Spanish priest Cristóbal de Molina was the first person known to have been accused of being a pishtaco, in 1571. The locals of Cuzco refused to bring him firewood, as they feared being killed for their fat, which they believed the priests used to grease the bells they rang in the day. The 19th century brought tales of rich merchants and miners who were thought to be pishtacos. As the legend goes, they used the locals to make soap, medicine, and even grease for the machinery in their factories.

With modernity and the economic collapse of the region that came with it, it came to be documentarians, government officials, and doctors who were suspected of these practices. White doctors, for example, would arrive in marginalized communities with nurses who were known as mestizos (that is, local people who were urbanized, spoke fluent Spanish, and may have been of both European and Indigenous descent). These doctors would search for children, legend had it, to take their kidneys and eyes. Though their targets were different, the framework was the same: People were powerless to stop the use of their own bodies, by someone who was protected by authority.

These stories have continued—with rendered human fat (or sometimes other harvested parts) as a constant—though they have evolved, and moved out of the realm of the supernatural and into the real world.

The Amazon rain forest in Huánuco, Peru.
The Amazon rain forest in Huánuco, Peru. J.Enrique Molina/Alamy

In a paper in the journal Amerindia—written in Quechua and Spanish—Hernán Aguilar of the Latin American Institute of the Free University of Berlin documents modern first-hand accounts of pishtacos from their helpers, all of whom report that they were offered money to find victims. They describe seeing satis (rural people) having their throats cut with a sickle-shaped knife before being brought to the pishtacos’ home and hung upside down by their feet in a room of candles, their rendered fat dripping into bowls below them. While they all expressed horror at what they saw, many couldn’t afford to turn the money down.
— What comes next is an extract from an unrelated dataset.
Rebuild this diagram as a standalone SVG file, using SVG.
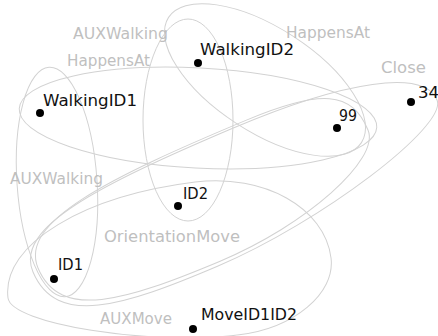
<svg xmlns="http://www.w3.org/2000/svg" width="438" height="336" viewBox="0 0 438 336">
  <style>
    .edge { fill: none; stroke: #d2d2d2; stroke-width: 1; }
    .elabel { font-family: "DejaVu Sans", "Liberation Sans", sans-serif; font-size: 15px; fill: #bfbfbf; }
    .nlabel { font-family: "DejaVu Sans", "Liberation Sans", sans-serif; font-size: 15px; fill: #111111; }
    .dot { fill: #000000; }
  </style>
  <rect width="438" height="336" fill="#ffffff"/>

  <!-- hyperedges: rounded hulls around their member nodes.
       Long hulls are drawn in a local frame: x runs along the axis from the left end. -->
  <g id="edges">
    <ellipse id="e-auxwalking-top" class="edge" cx="188" cy="120" rx="45" ry="101"/>
    <ellipse id="e-happensat-top" class="edge" cx="265" cy="80" rx="115" ry="52" transform="rotate(33 265 80)"/>
    <ellipse id="e-happensat-left" class="edge" cx="198" cy="118" rx="179" ry="50" transform="rotate(3 198 118)"/>
    <ellipse id="e-auxwalking-left" class="edge" cx="57" cy="182" rx="40" ry="115" transform="rotate(-4 57 182)"/>
    <path id="e-close" class="edge" transform="translate(33,272) rotate(-23.06)"
          d="M0,0 C0,-48.6 96,-54 240,-54 C363.4,-54 439.1,-33.5 439.1,0 C439.1,28.1 284.2,67 172,67 C68.8,67 0,60.3 0,0 Z"/>
    <path id="e-orientationmove" class="edge" transform="translate(38,268) rotate(-22.7)"
          d="M0,0 C0,-50 100,-56 250,-56 C330.8,-56 357.7,-42 357.7,0 C357.7,32 263.9,64 170,64 C68,64 0,57.6 0,0 Z"/>
    <path id="e-auxmove" class="edge" transform="translate(8,298) rotate(-7.06)"
          d="M0,0 C0,-55.2 90,-92 200,-92 C269,-92 325.5,-50.6 325.5,0 C325.5,35.8 280.3,65 225,65 C135,65 0,26 0,0 Z"/>

    <text class="elabel" x="73" y="39" textLength="95" lengthAdjust="spacingAndGlyphs">AUXWalking</text>
    <text class="elabel" x="67" y="66" textLength="83" lengthAdjust="spacingAndGlyphs">HappensAt</text>
    <text class="elabel" x="286" y="38" textLength="84" lengthAdjust="spacingAndGlyphs">HappensAt</text>
    <text class="elabel" x="381" y="73" textLength="45" lengthAdjust="spacingAndGlyphs">Close</text>
    <text class="elabel" x="10" y="184" textLength="93" lengthAdjust="spacingAndGlyphs">AUXWalking</text>
    <text class="elabel" x="104" y="242" textLength="136" lengthAdjust="spacingAndGlyphs">OrientationMove</text>
    <text class="elabel" x="100" y="324" textLength="72" lengthAdjust="spacingAndGlyphs">AUXMove</text>
  </g>

  <!-- nodes -->
  <g id="n-walkingid2">
    <circle class="dot" cx="198" cy="63" r="4"/>
    <text class="nlabel" x="200" y="55" textLength="94" lengthAdjust="spacingAndGlyphs">WalkingID2</text>
  </g>
  <g id="n-walkingid1">
    <circle class="dot" cx="40" cy="113" r="4"/>
    <text class="nlabel" x="43" y="106" textLength="94" lengthAdjust="spacingAndGlyphs">WalkingID1</text>
  </g>
  <g id="n-99">
    <circle class="dot" cx="337" cy="128" r="4"/>
    <text class="nlabel" x="339" y="121" textLength="18" lengthAdjust="spacingAndGlyphs">99</text>
  </g>
  <g id="n-34">
    <circle class="dot" cx="411" cy="102" r="4"/>
    <text class="nlabel" x="418" y="98" textLength="21" lengthAdjust="spacingAndGlyphs">34</text>
  </g>
  <g id="n-id2">
    <circle class="dot" cx="178" cy="206" r="4"/>
    <text class="nlabel" x="183" y="199" textLength="25" lengthAdjust="spacingAndGlyphs">ID2</text>
  </g>
  <g id="n-id1">
    <circle class="dot" cx="54" cy="279" r="4"/>
    <text class="nlabel" x="58" y="270" textLength="25" lengthAdjust="spacingAndGlyphs">ID1</text>
  </g>
  <g id="n-moveid1id2">
    <circle class="dot" cx="193" cy="329" r="4"/>
    <text class="nlabel" x="201" y="320" textLength="96" lengthAdjust="spacingAndGlyphs">MoveID1ID2</text>
  </g>
</svg>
According to Pishtacos: Human Fat Murderers, Structural Inequalities, and Resistances in Peru by Ernesto Vasquez Del Aguila, the most “advanced” pishtacos are able to take their victims’ fat in a far stealthier way. “Some pishtacos, it is believed, do not kill their victims instantly, but they survive for a short period of time and then die,” he writes. “These pishtacos steal the fat with great mastery, using syringes, so that their work is unnoticeable; their victims awaken without any symptoms or pain, but they get sick, become gradually weaker and after a few days they die without knowing the causes of their deaths.”

In one of the more recent, visible, documented stories of the pishtaco, in 2009, a group of men captured dozens of locals in the highland jungle region of Huánuco, more than 160 miles from the Peruvian capital of Lima. They used candles to render their fat, which was collected in old soda bottles and sold for use in rituals. This practice continued for years before three of them were captured and confessed. They led authorities to the remains of at least 60 adults. The story went national, then global.

Many of those from the mountains made it clear they believed the men to be pishtacos. “This should open the eyes of those Peruvians who live in the cities and ignore what happens in the provinces,” wrote one commenter on a news article about the killings. “This case is just one of thousands that demonstrate that these stories are real, that they are not ‘rumors.’ Limeños [those from Lima] had only skepticism.”

What connects conquistadors, missionaries, well-meaning doctors, and cold-blooded killers is what makes the pishtaco legends most frightening of all: They are not supernatural, but human.